- _Collected material_
%%
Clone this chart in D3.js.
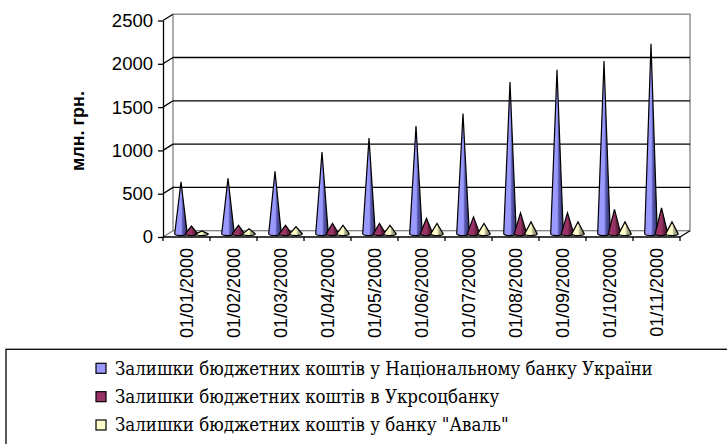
<!DOCTYPE html>
<html><head><meta charset="utf-8">
<script src="https://cdn.jsdelivr.net/npm/d3@7/dist/d3.min.js"></script>
<style>
html,body{margin:0;padding:0;background:#fff;}
svg{display:block;}
</style></head>
<body>
<svg id="chart" width="727" height="444"></svg>
<script>
const categories = ["01/01/2000","01/02/2000","01/03/2000","01/04/2000","01/05/2000","01/06/2000","01/07/2000","01/08/2000","01/09/2000","01/10/2000","01/11/2000"];
const seriesNames = ["Залишки бюджетних коштів у Національному банку України","Залишки бюджетних коштів в Укрсоцбанку","Залишки бюджетних коштів у банку \"Аваль\""];
const nbuValues = [600, 640, 722, 945, 1105, 1245, 1390, 1752, 1895, 1995, 2195];
const ukrsotsValues = [90, 98, 98, 120, 120, 178, 196, 242, 242, 282, 300];
const avalValues = [33, 58, 82, 98, 98, 120, 120, 138, 138, 138, 138];
const yTicks = [0, 500, 1000, 1500, 2000, 2500];
const yTitle = "млн. грн.";
const colors = ["#9999ff", "#993366", "#ffffcc"];
const darks = ["#2e2e66", "#4a1530", "#77775c"];
const mids = ["#5a5ab0", "#6e2247", "#b5b58f"];

const SANS = "'Liberation Sans', Arial, sans-serif";
const SERIF = "'DejaVu Serif Condensed', 'DejaVu Serif', serif";

const series = [nbuValues, ukrsotsValues, avalValues];
const svg = d3.select("#chart");

// geometry
const x0 = 163, x1 = 680, yBase = 237, yTop = 20.5;
const DX = 10, DY = -6.3;
const x = d3.scaleBand().domain(categories).range([x0, x1]).paddingInner(0).paddingOuter(0);
const y = d3.scaleLinear().domain([0, 2500]).range([yBase, yTop]);

// gradients
const defs = svg.append("defs");
colors.forEach((c, i) => {
  const g = defs.append("linearGradient").attr("id", "g" + i)
    .attr("x1", "0%").attr("x2", "100%").attr("y1", "0%").attr("y2", "0%");
  g.append("stop").attr("offset", "0%").attr("stop-color", c);
  g.append("stop").attr("offset", "52%").attr("stop-color", c);
  g.append("stop").attr("offset", "64%").attr("stop-color", mids[i]);
  g.append("stop").attr("offset", "100%").attr("stop-color", darks[i]);
});

const grey = "#808080";
svg.append("rect").attr("x", x0 + DX).attr("y", y(2500) + DY)
  .attr("width", x1 - x0).attr("height", y(0) - y(2500))
  .attr("fill", "none").attr("stroke", grey).attr("stroke-width", 1.3);
svg.append("g").selectAll("line").data(yTicks.filter(t => t > 0 && t < 2500)).join("line")
  .attr("x1", x0 + DX).attr("x2", x1 + DX)
  .attr("y1", d => y(d) + DY).attr("y2", d => y(d) + DY)
  .attr("stroke", "#000").attr("stroke-width", 1.3);
svg.append("g").selectAll("line").data(yTicks).join("line")
  .attr("x1", x0).attr("x2", x0 + DX)
  .attr("y1", d => y(d)).attr("y2", d => y(d) + DY)
  .attr("stroke", d => d === 0 ? grey : "#000").attr("stroke-width", 1.3);
svg.append("line").attr("x1", x1).attr("y1", y(0)).attr("x2", x1 + DX).attr("y2", y(0) + DY)
  .attr("stroke", "#000").attr("stroke-width", 1.2);

// cones
const coneR = 6.3, coneRy = 1.8, spacing = 10.5;
const mid = 0.5;
series.forEach((vals, s) => {
  svg.append("g").selectAll("path").data(vals).join("path")
    .attr("d", (v, i) => {
      const cx = x(categories[i]) + x.bandwidth() / 2 + DX * mid + (s - 1) * spacing;
      const by = y(0) + DY * mid;
      const ay = y(v) + DY * mid;
      return `M${cx - coneR},${by} L${cx},${ay} L${cx + coneR},${by} A${coneR},${coneRy} 0 0 1 ${cx - coneR},${by} Z`;
    })
    .attr("fill", `url(#g${s})`)
    .attr("stroke", "#000").attr("stroke-width", 1.2).attr("stroke-linejoin", "miter");
});

svg.append("line").attr("x1", x0).attr("x2", x1).attr("y1", y(0)).attr("y2", y(0))
  .attr("stroke", "#000").attr("stroke-width", 1.3);

const yAxis = d3.axisLeft(y).tickValues(yTicks).tickFormat(d3.format("d")).tickSize(5).tickPadding(5).tickSizeOuter(0);
const ga = svg.append("g").attr("transform", `translate(${x0},0)`).call(yAxis);
ga.attr("font-family", SANS).attr("font-size", 18.5);
ga.select(".domain").attr("stroke", "#000").attr("stroke-width", 1.3);
ga.selectAll(".tick line").attr("stroke", "#000").attr("stroke-width", 1.3);
ga.selectAll("text").attr("fill", "#000");
svg.append("line").attr("x1", x0).attr("x2", x0).attr("y1", y(0)).attr("y2", y(0) + 4)
  .attr("stroke", "#000").attr("stroke-width", 1.3);

const xAxis = d3.axisBottom(x).tickSize(0).tickPadding(0);
const gx = svg.append("g").attr("transform", `translate(0,${y(0)})`).call(xAxis);
gx.attr("font-family", SANS).attr("font-size", 18);
gx.select(".domain").remove();
gx.selectAll(".tick text")
  .attr("fill", "#000")
  .attr("transform", "rotate(-90)").attr("text-anchor", "end")
  .attr("x", -11).attr("y", 0).attr("dy", "0.35em");
svg.append("g").selectAll("line").data(categories.slice(1).concat(["end"])).join("line")
  .attr("x1", d => d === "end" ? x1 : x(d)).attr("x2", d => d === "end" ? x1 : x(d))
  .attr("y1", y(0)).attr("y2", y(0) + 4)
  .attr("stroke", "#000").attr("stroke-width", 1.3);

svg.append("text").attr("transform", "translate(78,131) rotate(-90)")
  .attr("text-anchor", "middle").attr("dy", "0.35em")
  .attr("font-family", SANS).attr("font-weight", "bold").attr("font-size", 18).text(yTitle);

// legend
const lg = svg.append("g").attr("font-family", SERIF).attr("font-size", 18.5).style("font-stretch", "condensed");
lg.append("rect").attr("x", 6).attr("y", 349.3).attr("width", 740).attr("height", 120)
  .attr("fill", "#fff").attr("stroke", "#000").attr("stroke-width", 1.3);
const rows = [368.3, 396.7, 425];
seriesNames.forEach((n, i) => {
  lg.append("rect").attr("x", 96).attr("y", rows[i] - 5).attr("width", 10).attr("height", 10)
    .attr("fill", colors[i]).attr("stroke", "#000").attr("stroke-width", 1.2);
  lg.append("text").attr("x", 115).attr("y", rows[i]).attr("dy", "0.35em")
    .attr("fill", "#000").text(n);
});
</script>
</body></html>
%%
- _Instructions for the task_
Quote the data exactly, leaving every image out of the copy.

- _Task output_
Clone this chart in D3.js.
<!DOCTYPE html>
<html><head><meta charset="utf-8">
<script src="https://cdn.jsdelivr.net/npm/d3@7/dist/d3.min.js"></script>
<style>
html,body{margin:0;padding:0;background:#fff;}
svg{display:block;}
</style></head>
<body>
<svg id="chart" width="727" height="444"></svg>
<script>
const categories = ["01/01/2000","01/02/2000","01/03/2000","01/04/2000","01/05/2000","01/06/2000","01/07/2000","01/08/2000","01/09/2000","01/10/2000","01/11/2000"];
const seriesNames = ["Залишки бюджетних коштів у Національному банку України","Залишки бюджетних коштів в Укрсоцбанку","Залишки бюджетних коштів у банку \"Аваль\""];
const nbuValues = [600, 640, 722, 945, 1105, 1245, 1390, 1752, 1895, 1995, 2195];
const ukrsotsValues = [90, 98, 98, 120, 120, 178, 196, 242, 242, 282, 300];
const avalValues = [33, 58, 82, 98, 98, 120, 120, 138, 138, 138, 138];
const yTicks = [0, 500, 1000, 1500, 2000, 2500];
const yTitle = "млн. грн.";
const colors = ["#9999ff", "#993366", "#ffffcc"];
const darks = ["#2e2e66", "#4a1530", "#77775c"];
const mids = ["#5a5ab0", "#6e2247", "#b5b58f"];

const SANS = "'Liberation Sans', Arial, sans-serif";
const SERIF = "'DejaVu Serif Condensed', 'DejaVu Serif', serif";

const series = [nbuValues, ukrsotsValues, avalValues];
const svg = d3.select("#chart");

// geometry
const x0 = 163, x1 = 680, yBase = 237, yTop = 20.5;
const DX = 10, DY = -6.3;
const x = d3.scaleBand().domain(categories).range([x0, x1]).paddingInner(0).paddingOuter(0);
const y = d3.scaleLinear().domain([0, 2500]).range([yBase, yTop]);

// gradients
const defs = svg.append("defs");
colors.forEach((c, i) => {
  const g = defs.append("linearGradient").attr("id", "g" + i)
    .attr("x1", "0%").attr("x2", "100%").attr("y1", "0%").attr("y2", "0%");
  g.append("stop").attr("offset", "0%").attr("stop-color", c);
  g.append("stop").attr("offset", "52%").attr("stop-color", c);
  g.append("stop").attr("offset", "64%").attr("stop-color", mids[i]);
  g.append("stop").attr("offset", "100%").attr("stop-color", darks[i]);
});

const grey = "#808080";
svg.append("rect").attr("x", x0 + DX).attr("y", y(2500) + DY)
  .attr("width", x1 - x0).attr("height", y(0) - y(2500))
  .attr("fill", "none").attr("stroke", grey).attr("stroke-width", 1.3);
svg.append("g").selectAll("line").data(yTicks.filter(t => t > 0 && t < 2500)).join("line")
  .attr("x1", x0 + DX).attr("x2", x1 + DX)
  .attr("y1", d => y(d) + DY).attr("y2", d => y(d) + DY)
  .attr("stroke", "#000").attr("stroke-width", 1.3);
svg.append("g").selectAll("line").data(yTicks).join("line")
  .attr("x1", x0).attr("x2", x0 + DX)
  .attr("y1", d => y(d)).attr("y2", d => y(d) + DY)
  .attr("stroke", d => d === 0 ? grey : "#000").attr("stroke-width", 1.3);
svg.append("line").attr("x1", x1).attr("y1", y(0)).attr("x2", x1 + DX).attr("y2", y(0) + DY)
  .attr("stroke", "#000").attr("stroke-width", 1.2);

// cones
const coneR = 6.3, coneRy = 1.8, spacing = 10.5;
const mid = 0.5;
series.forEach((vals, s) => {
  svg.append("g").selectAll("path").data(vals).join("path")
    .attr("d", (v, i) => {
      const cx = x(categories[i]) + x.bandwidth() / 2 + DX * mid + (s - 1) * spacing;
      const by = y(0) + DY * mid;
      const ay = y(v) + DY * mid;
      return `M${cx - coneR},${by} L${cx},${ay} L${cx + coneR},${by} A${coneR},${coneRy} 0 0 1 ${cx - coneR},${by} Z`;
    })
    .attr("fill", `url(#g${s})`)
    .attr("stroke", "#000").attr("stroke-width", 1.2).attr("stroke-linejoin", "miter");
});

svg.append("line").attr("x1", x0).attr("x2", x1).attr("y1", y(0)).attr("y2", y(0))
  .attr("stroke", "#000").attr("stroke-width", 1.3);

const yAxis = d3.axisLeft(y).tickValues(yTicks).tickFormat(d3.format("d")).tickSize(5).tickPadding(5).tickSizeOuter(0);
const ga = svg.append("g").attr("transform", `translate(${x0},0)`).call(yAxis);
ga.attr("font-family", SANS).attr("font-size", 18.5);
ga.select(".domain").attr("stroke", "#000").attr("stroke-width", 1.3);
ga.selectAll(".tick line").attr("stroke", "#000").attr("stroke-width", 1.3);
ga.selectAll("text").attr("fill", "#000");
svg.append("line").attr("x1", x0).attr("x2", x0).attr("y1", y(0)).attr("y2", y(0) + 4)
  .attr("stroke", "#000").attr("stroke-width", 1.3);

const xAxis = d3.axisBottom(x).tickSize(0).tickPadding(0);
const gx = svg.append("g").attr("transform", `translate(0,${y(0)})`).call(xAxis);
gx.attr("font-family", SANS).attr("font-size", 18);
gx.select(".domain").remove();
gx.selectAll(".tick text")
  .attr("fill", "#000")
  .attr("transform", "rotate(-90)").attr("text-anchor", "end")
  .attr("x", -11).attr("y", 0).attr("dy", "0.35em");
svg.append("g").selectAll("line").data(categories.slice(1).concat(["end"])).join("line")
  .attr("x1", d => d === "end" ? x1 : x(d)).attr("x2", d => d === "end" ? x1 : x(d))
  .attr("y1", y(0)).attr("y2", y(0) + 4)
  .attr("stroke", "#000").attr("stroke-width", 1.3);

svg.append("text").attr("transform", "translate(78,131) rotate(-90)")
  .attr("text-anchor", "middle").attr("dy", "0.35em")
  .attr("font-family", SANS).attr("font-weight", "bold").attr("font-size", 18).text(yTitle);

// legend
const lg = svg.append("g").attr("font-family", SERIF).attr("font-size", 18.5).style("font-stretch", "condensed");
lg.append("rect").attr("x", 6).attr("y", 349.3).attr("width", 740).attr("height", 120)
  .attr("fill", "#fff").attr("stroke", "#000").attr("stroke-width", 1.3);
const rows = [368.3, 396.7, 425];
seriesNames.forEach((n, i) => {
  lg.append("rect").attr("x", 96).attr("y", rows[i] - 5).attr("width", 10).attr("height", 10)
    .attr("fill", colors[i]).attr("stroke", "#000").attr("stroke-width", 1.2);
  lg.append("text").attr("x", 115).attr("y", rows[i]).attr("dy", "0.35em")
    .attr("fill", "#000").text(n);
});
</script>
</body></html>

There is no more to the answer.